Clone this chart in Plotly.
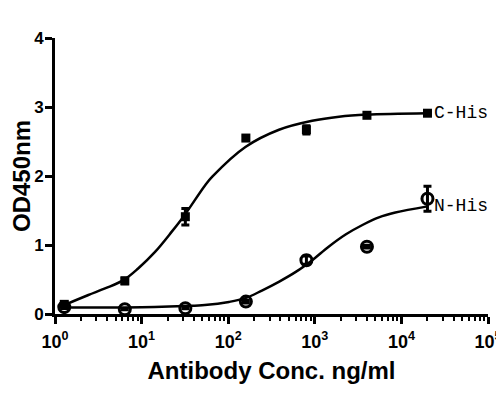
import plotly.graph_objects as go

# measured points (5-fold dilution series)
conc = [1.28, 6.4, 32, 160, 800, 4000, 20000]
od_chis = [0.14, 0.48, 1.41, 2.55, 2.67, 2.88, 2.91]
err_chis = [0.03, 0.04, 0.12, 0.03, 0.06, 0.02, 0.02]
od_nhis = [0.10, 0.07, 0.085, 0.18, 0.78, 0.975, 1.67]
err_nhis = [0.02, 0.01, 0.01, 0.02, 0.06, 0.02, 0.18]

# fitted curves
curve_conc_c = [1.28, 2.43, 3.78, 6.17, 9.12, 14.3, 22.2, 31.6, 53.7, 65.5,
                158, 386, 933, 1905, 3981, 20000]
curve_chis = [0.13, 0.275, 0.37, 0.49, 0.66, 0.90, 1.19, 1.44, 1.86, 1.99,
              2.42, 2.67, 2.80, 2.86, 2.89, 2.91]
curve_conc_n = [1.28, 3.16, 6.3, 14.1, 31.6, 53.7, 102, 158, 245, 389, 603,
                933, 1445, 2291, 3548, 5495, 8511, 20000]
curve_nhis = [0.095, 0.093, 0.094, 0.10, 0.115, 0.13, 0.175, 0.23, 0.34, 0.47, 0.61,
              0.78, 0.975, 1.155, 1.29, 1.40, 1.47, 1.56]

tick_vals = [1, 10, 100, 1000, 10000, 100000]
tick_text = ['10<sup>0</sup>', '10<sup>1</sup>', '10<sup>2</sup>',
             '10<sup>3</sup>', '10<sup>4</sup>', '10<sup>5</sup>']

fig = go.Figure()

fig.add_trace(go.Scatter(x=curve_conc_c, y=curve_chis, mode='lines', line_shape='spline',
                         line=dict(color='black', width=2.5), hoverinfo='skip'))
fig.add_trace(go.Scatter(x=curve_conc_n, y=curve_nhis, mode='lines', line_shape='spline',
                         line=dict(color='black', width=2.5), hoverinfo='skip'))

fig.add_trace(go.Scatter(x=conc, y=od_chis, mode='markers', name='C-His',
                         marker=dict(symbol='square', size=9, color='black'),
                         error_y=dict(type='data', array=err_chis, color='black',
                                      thickness=3, width=4)))
fig.add_trace(go.Scatter(x=conc, y=od_nhis, mode='markers', name='N-His',
                         marker=dict(symbol='circle-open', size=11, color='black',
                                     line=dict(width=3, color='black')),
                         error_y=dict(type='data', array=err_nhis, color='black',
                                      thickness=3, width=4)))

for name, yv in [('C-His', od_chis[-1]), ('N-His', od_nhis[-1] - 0.1)]:
    fig.add_annotation(x=4.301, y=yv, text=name, showarrow=False,
                       xanchor='left', xshift=5,
                       font=dict(family='Liberation Mono', size=18, color='black'))

# page body adds an 8px margin, so the figure is 8px smaller and margins shifted
fig.update_layout(
    width=496, height=395,
    margin=dict(l=47, r=16, t=30, b=89),
    paper_bgcolor='white', plot_bgcolor='white',
    showlegend=False,
    font=dict(family='Liberation Sans', color='black'),
)

fig.update_xaxes(
    type='log', range=[0, 5], automargin=False,
    tickvals=tick_vals, ticktext=tick_text,
    ticks='outside', ticklen=7, tickwidth=2.5, tickcolor='black',
    ticklabelstandoff=2,
    minor=dict(ticks='outside', ticklen=4, tickwidth=2, tickcolor='black',
               dtick='D1', showgrid=False),
    showline=True, linewidth=3, linecolor='black',
    showgrid=False, zeroline=False,
    tickfont=dict(size=18, family='Liberation Sans', color='black', weight='bold'),
    title=dict(text='Antibody Conc. ng/ml', standoff=12,
               font=dict(size=24, family='Liberation Sans', color='black', weight='bold')),
)
fig.update_yaxes(
    range=[0, 4], tickvals=[0, 1, 2, 3, 4], automargin=False,
    ticks='outside', ticklen=7, tickwidth=2.5, tickcolor='black',
    ticklabelstandoff=-2,
    showline=True, linewidth=3, linecolor='black',
    showgrid=False, zeroline=False,
    tickfont=dict(size=17, family='Liberation Sans', color='black', weight='bold'),
    title=dict(text='OD450nm', standoff=17,
               font=dict(size=24, family='Liberation Sans', color='black', weight='bold')),
)

fig.write_html('out.html')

> **Task description**
Repeat the material above in full and exactly, omitting the pictures.

> **Answer to this exercise**
Clone this chart in Plotly.
import plotly.graph_objects as go

# measured points (5-fold dilution series)
conc = [1.28, 6.4, 32, 160, 800, 4000, 20000]
od_chis = [0.14, 0.48, 1.41, 2.55, 2.67, 2.88, 2.91]
err_chis = [0.03, 0.04, 0.12, 0.03, 0.06, 0.02, 0.02]
od_nhis = [0.10, 0.07, 0.085, 0.18, 0.78, 0.975, 1.67]
err_nhis = [0.02, 0.01, 0.01, 0.02, 0.06, 0.02, 0.18]

# fitted curves
curve_conc_c = [1.28, 2.43, 3.78, 6.17, 9.12, 14.3, 22.2, 31.6, 53.7, 65.5,
                158, 386, 933, 1905, 3981, 20000]
curve_chis = [0.13, 0.275, 0.37, 0.49, 0.66, 0.90, 1.19, 1.44, 1.86, 1.99,
              2.42, 2.67, 2.80, 2.86, 2.89, 2.91]
curve_conc_n = [1.28, 3.16, 6.3, 14.1, 31.6, 53.7, 102, 158, 245, 389, 603,
                933, 1445, 2291, 3548, 5495, 8511, 20000]
curve_nhis = [0.095, 0.093, 0.094, 0.10, 0.115, 0.13, 0.175, 0.23, 0.34, 0.47, 0.61,
              0.78, 0.975, 1.155, 1.29, 1.40, 1.47, 1.56]

tick_vals = [1, 10, 100, 1000, 10000, 100000]
tick_text = ['10<sup>0</sup>', '10<sup>1</sup>', '10<sup>2</sup>',
             '10<sup>3</sup>', '10<sup>4</sup>', '10<sup>5</sup>']

fig = go.Figure()

fig.add_trace(go.Scatter(x=curve_conc_c, y=curve_chis, mode='lines', line_shape='spline',
                         line=dict(color='black', width=2.5), hoverinfo='skip'))
fig.add_trace(go.Scatter(x=curve_conc_n, y=curve_nhis, mode='lines', line_shape='spline',
                         line=dict(color='black', width=2.5), hoverinfo='skip'))

fig.add_trace(go.Scatter(x=conc, y=od_chis, mode='markers', name='C-His',
                         marker=dict(symbol='square', size=9, color='black'),
                         error_y=dict(type='data', array=err_chis, color='black',
                                      thickness=3, width=4)))
fig.add_trace(go.Scatter(x=conc, y=od_nhis, mode='markers', name='N-His',
                         marker=dict(symbol='circle-open', size=11, color='black',
                                     line=dict(width=3, color='black')),
                         error_y=dict(type='data', array=err_nhis, color='black',
                                      thickness=3, width=4)))

for name, yv in [('C-His', od_chis[-1]), ('N-His', od_nhis[-1] - 0.1)]:
    fig.add_annotation(x=4.301, y=yv, text=name, showarrow=False,
                       xanchor='left', xshift=5,
                       font=dict(family='Liberation Mono', size=18, color='black'))

# page body adds an 8px margin, so the figure is 8px smaller and margins shifted
fig.update_layout(
    width=496, height=395,
    margin=dict(l=47, r=16, t=30, b=89),
    paper_bgcolor='white', plot_bgcolor='white',
    showlegend=False,
    font=dict(family='Liberation Sans', color='black'),
)

fig.update_xaxes(
    type='log', range=[0, 5], automargin=False,
    tickvals=tick_vals, ticktext=tick_text,
    ticks='outside', ticklen=7, tickwidth=2.5, tickcolor='black',
    ticklabelstandoff=2,
    minor=dict(ticks='outside', ticklen=4, tickwidth=2, tickcolor='black',
               dtick='D1', showgrid=False),
    showline=True, linewidth=3, linecolor='black',
    showgrid=False, zeroline=False,
    tickfont=dict(size=18, family='Liberation Sans', color='black', weight='bold'),
    title=dict(text='Antibody Conc. ng/ml', standoff=12,
               font=dict(size=24, family='Liberation Sans', color='black', weight='bold')),
)
fig.update_yaxes(
    range=[0, 4], tickvals=[0, 1, 2, 3, 4], automargin=False,
    ticks='outside', ticklen=7, tickwidth=2.5, tickcolor='black',
    ticklabelstandoff=-2,
    showline=True, linewidth=3, linecolor='black',
    showgrid=False, zeroline=False,
    tickfont=dict(size=17, family='Liberation Sans', color='black', weight='bold'),
    title=dict(text='OD450nm', standoff=17,
               font=dict(size=24, family='Liberation Sans', color='black', weight='bold')),
)

fig.write_html('out.html')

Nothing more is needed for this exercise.